Christmas Joy and Gladness
David Denny
December 15, 2024
Gaudete Sunday Advent Wreath

Happy Gaudete Sunday! This is the third Sunday of Advent and because Christmas comes very soon, today’s mass readings focus on rejoicing and expectation. Christian scriptures were first written in Greek, and Gaudete is the Greek word for “rejoice.”

The photo above shows Advent wreath candles, and we light the pink candle today. While purple represents a more somber sense of purification, pink is jubilant and confident. Read Tessa’s lovely introduction to the wreath here.

During Advent, while many celebrate Christmas before Christmas, Tessa and I try to slow down and quiet down. I hope you can try it, too. In the morning darkness, I light the little Advent wreath that sits on a table my parents had when I was a toddler. I sit on a cushion and gaze on a New Mexican crucifix and an image of Our Lady of Guadalupe above the candles. I sing a verse of “O Come Emmanuel.”

For years I have loved the antiphon from Advent Morning Prayer:

Your light will come, Jerusalem;
the Lord will dawn on you in radiant beauty.
You will see God’s glory within you.

Radiance and glory in the silent darkness. Starlight and beauty.

Remember: on December 17, we begin praying the O Antiphons. Tessa has a beautiful introduction to them here. And here you’ll find her creative daily prayers based on the traditional antiphons. May these reflections enrich your prayer in the final week before Christmas.

From Spoken to Written Words

Our final Fire and Light podcast, “Christmas Joy and Gladness,” is now available here. We’ve loved recording these conversations for the past two years, and we’re grateful to all of you who have listened, and especially to you who have responded. In this final conversation, we draw inspiration from Season of Glad Songs, our Christmas anthology. And we focus on the Feast of the Epiphany, the Twelfth Day of Christmas.
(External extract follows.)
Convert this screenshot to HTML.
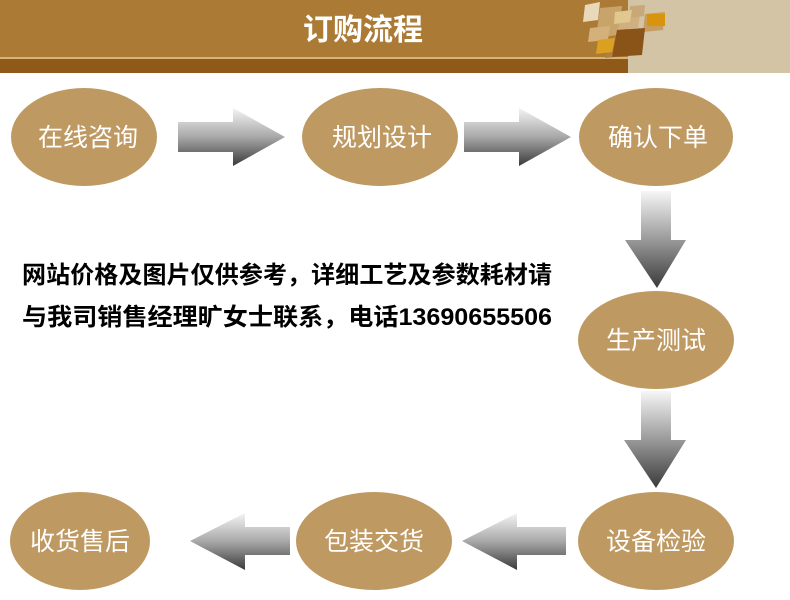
<!DOCTYPE html>
<html><head><meta charset="utf-8"><style>
html,body{margin:0;padding:0;background:#fff;}
svg{display:block;}
text{font-family:"Liberation Sans","Noto Sans CJK SC",sans-serif;}
</style></head><body>
<svg width="790" height="600" viewBox="0 0 790 600" xmlns="http://www.w3.org/2000/svg">
<defs>
<linearGradient id="gh" x1="0" y1="0" x2="0" y2="1">
<stop offset="0" stop-color="#f4f4f4"/><stop offset="0.5" stop-color="#a8a8a8"/><stop offset="1" stop-color="#3a3a3a"/>
</linearGradient>
<linearGradient id="gv" x1="0" y1="0" x2="0" y2="1">
<stop offset="0" stop-color="#f6f6f6"/><stop offset="0.5" stop-color="#9a9a9a"/><stop offset="1" stop-color="#3a3a3a"/>
</linearGradient>
</defs>
<rect x="0" y="0" width="790" height="58" fill="#ab7a35"/>
<rect x="0" y="57" width="790" height="2" fill="#d9b47a"/>
<rect x="0" y="59" width="790" height="14" fill="#8f5a18"/>
<rect x="628" y="0" width="162" height="73" fill="#d2c4a4"/>
<polygon points="585,5 600,2 598,20 583,22" fill="#e8d9b8"/>
<polygon points="600,8 622,6 618,35 596,38" fill="#c9a46a"/>
<polygon points="610,38 640,28 635,55 605,58" fill="#b08040"/>
<polygon points="620,18 640,15 638,28 618,30" fill="#d0b080"/>
<polygon points="630,6 645,5 644,16 629,18" fill="#c8a878"/>
<polygon points="645,14 665,12 663,30 643,32" fill="#c89e60"/>
<polygon points="615,12 632,10 630,22 614,24" fill="#e0c890"/>
<polygon points="590,28 610,26 608,40 588,42" fill="#d4b07a"/>
<polygon points="598,40 615,38 612,52 596,54" fill="#dba020"/>
<polygon points="617,30 645,28 642,55 612,57" fill="#8a5418"/>
<polygon points="647,14 665,14 665,26 647,26" fill="#d8940c"/>
<text x="363" y="40" font-size="30" font-weight="bold" fill="#fff" text-anchor="middle">订购流程</text>

<g fill="#bf9962">
<ellipse cx="84" cy="137" rx="73" ry="49"/>
<ellipse cx="380" cy="137" rx="78" ry="49"/>
<ellipse cx="656" cy="137" rx="77" ry="49"/>
<ellipse cx="656" cy="340" rx="78" ry="49"/>
<ellipse cx="656" cy="541" rx="78" ry="49"/>
<ellipse cx="374" cy="541" rx="78" ry="49"/>
<ellipse cx="80" cy="541" rx="70" ry="49"/>
</g>
<g fill="#fff" font-size="25" text-anchor="middle">
<text x="88" y="146">在线咨询</text>
<text x="382" y="146">规划设计</text>
<text x="658" y="146">确认下单</text>
<text x="656" y="349">生产测试</text>
<text x="656" y="550">设备检验</text>
<text x="374" y="550">包装交货</text>
<text x="80" y="550">收货售后</text>
</g>

<polygon points="178,122 233,122 233,108 285,137 233,166 233,152 178,152" fill="url(#gh)"/>
<polygon points="464,122 519,122 519,108 571,137 519,166 519,152 464,152" fill="url(#gh)"/>
<polygon points="641,191 671,191 671,240 686,240 657,288 625,240 641,240" fill="url(#gv)"/>
<polygon points="641,391 671,391 671,440 686,440 656,488 624,440 641,440" fill="url(#gv)"/>
<polygon points="290,527 245,527 245,513 190,541 245,570 245,555 290,555" fill="url(#gh)"/>
<polygon points="566,527 517,527 517,513 462,541 517,570 517,555 566,555" fill="url(#gh)"/>

<g font-size="24" font-weight="bold" fill="#000">
<text x="22" y="283" textLength="530" lengthAdjust="spacing">网站价格及图片仅供参考，详细工艺及参数耗材请</text>
<text x="22" y="325" textLength="530" lengthAdjust="spacingAndGlyphs">与我司销售经理旷女士联系，电话13690655506</text>
</g>
</svg>
</body></html>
Commercialized Christmas, separated from the story of a vulnerable child born in occupied territory in a violent empire, eclipses the deeper mystery of Incarnation. You may find it easier to focus on the mystical depths at Epiphany. Latch onto the star and linger in Bethlehem as the empire goes back to business. I hope our podcast and Season of Glad Songs may help you do just that.

Mountain to Desert, Solstice to Solstice

As the Winter Solstice approaches, I recall winters past. It is nearly five years since I moved from Colorado to Arizona. I love long winter nights, whether in the wilderness of Colorado’s San Luis Valley, or here in the Sonoran Desert. But what a contrast! Advent in Crestone, Colorado meant big stacks of firewood and the evening ritual of starting or reviving a fire in the wood stove. The crackling stove, the smell of piñon and juniper smoke, were constant winter companions. Stars were brilliant. Silence was a thick blanket. Snow fell invisibly. And the water pipes only froze once!

Here in the desert winter, I have a new ritual: at night I set up my camping cot on my porch, throw down a sleeping bag, and slumber beneath the few stars visible in our light-polluted neighborhood. And I “wait in joyful hope” for the sound of coyotes above the traffic hum, or for the rooster crow before dawn from a neighbor’s yard.

Ever since returning from a summer in Afghanistan as an exchange student, I struggle to sleep indoors in the desert summer. It’s too hot to sleep outdoors and an air-conditioned suburban house or apartment cuts me off from the natural world. Long days rob me of cool darkness. I wake up to a racing heart and high anxiety. The midnight devil. It feels like incarceration: creepy, not cozy. I wrestle with mortality, loss. Everything will go wrong. I am faulty, isolated. But, as the psalmist writes, “joy comes with dawn” (Psalm 30:6). And with winter, too.

I never recovered from the slow life of Kabul, with its sounds of roosters, donkeys, and the occasional camel. So I rise before dawn, lean out the balcony wall to confirm Orion’s location in the sky, and silently greet the rooster. Then I’m ready to come inside and light the Advent wreath.

Summer’s withering anxiety flees. In these final days of Advent, dread yields to a calming glimpse of candlelight that brightens within, around, and above me.

Soon the dawn from on high breaks on me, on us, in radiant beauty.